5. COMPUTATION OF INTEREST . All interest under Section 4 and Section 11
will e computed at the applicable rate based on a 360-day year and
applied to he actual number of days elapsed.
6. PAYMENT SCHEDULE.
(a) PRINCIPAL. Principal shall be paid:
/X/ on demand
/ / on demand. or if no demand, on______.
/ / on__________.
/ / subject to Section 8, in installments of
/ /____each, plus accrued interest, beginning on ____and on the same day of
each ____ thereafter until ____ when the entire Principal
Balance plus interest thereon shall be due and payable.

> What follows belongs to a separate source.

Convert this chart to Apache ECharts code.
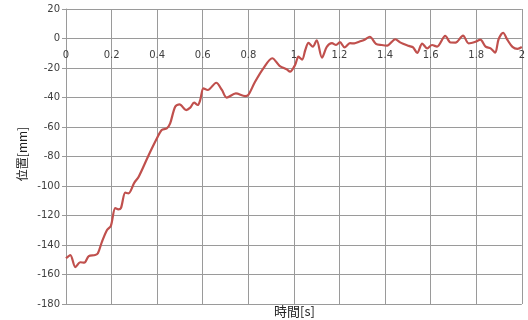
<!DOCTYPE html>
<html>
<head>
<meta charset="utf-8">
<script src="https://cdn.jsdelivr.net/npm/echarts@6/dist/echarts.min.js"></script>
<style>
  html, body { margin: 0; padding: 0; background: #fff; }
  #chart { width: 528px; height: 320px; }
</style>
</head>
<body>
<div id="chart"></div>
<script>
// Measured position over time (s -> mm)
const times = [
  0, 0.019, 0.041, 0.063, 0.08, 0.1, 0.128, 0.14, 0.158, 0.18,
  0.197, 0.216, 0.23, 0.241, 0.26, 0.274, 0.3, 0.319, 0.36, 0.399,
  0.42, 0.442, 0.457, 0.479, 0.498, 0.527, 0.545, 0.562, 0.578, 0.589,
  0.603, 0.622, 0.659, 0.684, 0.705, 0.745, 0.786, 0.8, 0.829, 0.866,
  0.905, 0.937, 0.968, 0.983, 1.005, 1.02, 1.036, 1.05, 1.064, 1.083,
  1.1, 1.123, 1.145, 1.167, 1.185, 1.202, 1.222, 1.246, 1.265, 1.286,
  1.31, 1.333, 1.36, 1.385, 1.409, 1.445, 1.468, 1.504, 1.523, 1.541,
  1.563, 1.585, 1.606, 1.628, 1.664, 1.687, 1.709, 1.742, 1.767, 1.797,
  1.818, 1.841, 1.863, 1.883, 1.898, 1.918, 1.937, 1.959, 1.981, 2.0
];
const positions = [
  -149, -146.8, -155, -151.7, -152, -147.5, -146.8, -145.6, -137.7, -129.8,
  -127, -115, -115.8, -115, -104.5, -105, -97.7, -93.7, -80, -67.7,
  -62, -60.9, -57.5, -46.2, -44.6, -48.5, -46.9, -43.5, -45.1, -41.7,
  -33.8, -34.9, -30, -34.9, -40.1, -37.2, -39, -38.3, -29.5, -20.2,
  -13.4, -18.5, -20.9, -22.5, -18, -12.3, -14.3, -7.8, -3, -5.5,
  -1.2, -13, -5.5, -3.2, -4.4, -2.5, -6, -3.2, -3.3, -2.2,
  -0.8, 1.2, -3.6, -4.4, -4.8, -0.5, -2.8, -5, -6, -9.8,
  -3.5, -6.7, -4.4, -5.5, 1.8, -2.7, -2.8, 1.9, -3.3, -2.2,
  -0.8, -5.5, -6.7, -9.6, -0.5, 3.9, -1, -5.7, -7, -5.8
];
const xTicks = { min: 0, max: 2, interval: 0.2 };
const yTicks = { min: -180, max: 20, interval: 20 };
const xTitle = '時間[s]';
const yTitle = '位置[mm]';

const chart = echarts.init(document.getElementById('chart'), null, { renderer: 'canvas' });
const gridColor = '#9a9a9a';
const labelColor = '#404040';

chart.setOption({
  animation: false,
  backgroundColor: '#ffffff',
  grid: { left: 66, right: 6, top: 9, bottom: 16, containLabel: false },
  xAxis: {
    type: 'value',
    position: 'bottom',
    min: xTicks.min, max: xTicks.max, interval: xTicks.interval,
    // the 0 mm grid line already draws the crossing line
    axisLine: { show: false, onZero: false },
    axisTick: { show: false },
    axisLabel: {
      color: labelColor, fontSize: 10, margin: 9,
      fontFamily: 'DejaVu Sans',
      formatter: v => String(Math.round(v * 10) / 10)
    },
    splitLine: { show: true, lineStyle: { color: gridColor, width: 1 } }
  },
  yAxis: {
    type: 'value',
    min: yTicks.min, max: yTicks.max, interval: yTicks.interval,
    axisLine: { show: true, onZero: false, lineStyle: { color: gridColor, width: 1 } },
    axisTick: { show: true, length: 4, lineStyle: { color: gridColor } },
    axisLabel: { color: labelColor, fontSize: 10, margin: 6, fontFamily: 'DejaVu Sans' },
    splitLine: { show: true, lineStyle: { color: gridColor, width: 1 } }
  },
  graphic: [
    {
      type: 'text', left: 274, top: 305,
      style: { text: xTitle, fill: '#222', font: '13px "Noto Sans CJK JP"' }
    },
    {
      type: 'text', x: 22, y: 154, rotation: Math.PI / 2,
      style: {
        text: yTitle, fill: '#222', font: '12px "Noto Sans CJK JP"',
        align: 'center', verticalAlign: 'middle'
      }
    }
  ],
  series: [{
    type: 'line',
    data: times.map((t, i) => [t, positions[i]]),
    smooth: 0.3,
    showSymbol: false,
    lineStyle: { color: '#C0504D', width: 2.2 },
    z: 5
  }]
});

// Lift the time axis labels so that they sit just under the 0 mm line.
const zeroY = chart.convertToPixel({ yAxisIndex: 0 }, 0);
const bottomY = chart.convertToPixel({ yAxisIndex: 0 }, yTicks.min);
chart.setOption({ xAxis: { offset: -(bottomY - zeroY) } });
</script>
</body>
</html>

/ /____each, including accrued interest, beginning
on____and on the same day of each____ thereafter until
____ when the entire Principal Balance plus interest
thereon shall be due and payable.
/ /_________.
(b) INTEREST.
(i) Interest on the Prime Rate Amount shall be paid:
/X/ on the first day of FEBRUARY, 1997 and on the same day of each
MONTH. thereafter prior to maturity and at maturity.
/ / at maturity.
/ / at the time each principal installment is due
and at maturity.
/ /______.
(ii) Interest on all LIBOR Amount shall be paid:
/X/ on the last day of the applicable LIBOR Interest Period, and if such LIBOR
Interest period is longer than three months, on the last day
of each three month period occuring during such LIBOR
Interest Period, and at maturity.
/X/ on the ____ day of _____ and on the same day of each ______ thereafter
prior to maturity and at maturity.
/ / at maturity.
/ / at the time each principal installment is due and at maturity.
/ / ______.
7. PREPAYMENT.
(a) Prepayments of all or any part of the Prime Rate Amount may be
made at any time without penalty.
Summit Design, Inc.
4/9/97
Page 13
(b) Except as otherwise specifically set forth herein, Borrower may not
prepay all or any part of any LIBOR Amount , or terminate any LIBOR
Borrowing Rate except on the last day of the applicable LIBOR Interest
Period.
(c) Principal prepayments will not postpone the date of or change the
amount of any regularly scheduled payment. At the time of any
principal prepayment, all accrued interest, fees, costs, and expenses
shall also be paid.
8. CHANGE IN PAYMENT AMOUNT. Each time the interest rate on this note changes
the holder of this note may, from time to time, in holder's sole
discretion, increase or decrease the amount of each of the installments
remaining unpaid at the time of such change in rate to an amount holder in
its sole discretion deems necessary to continue amortizing the Principal
Balance at the same rate established by the installment amounts specified
in Section 6(a), whether or not a "balloon" payment may also be due upon
maturity of this note. Holder shall notify the undersigned of each such
change in writing. Whether or not the installment amount is increased
under this Section 8, Borrower understands that, as a result of increases
in the rate of interest the final payment due, whether or not a "balloon"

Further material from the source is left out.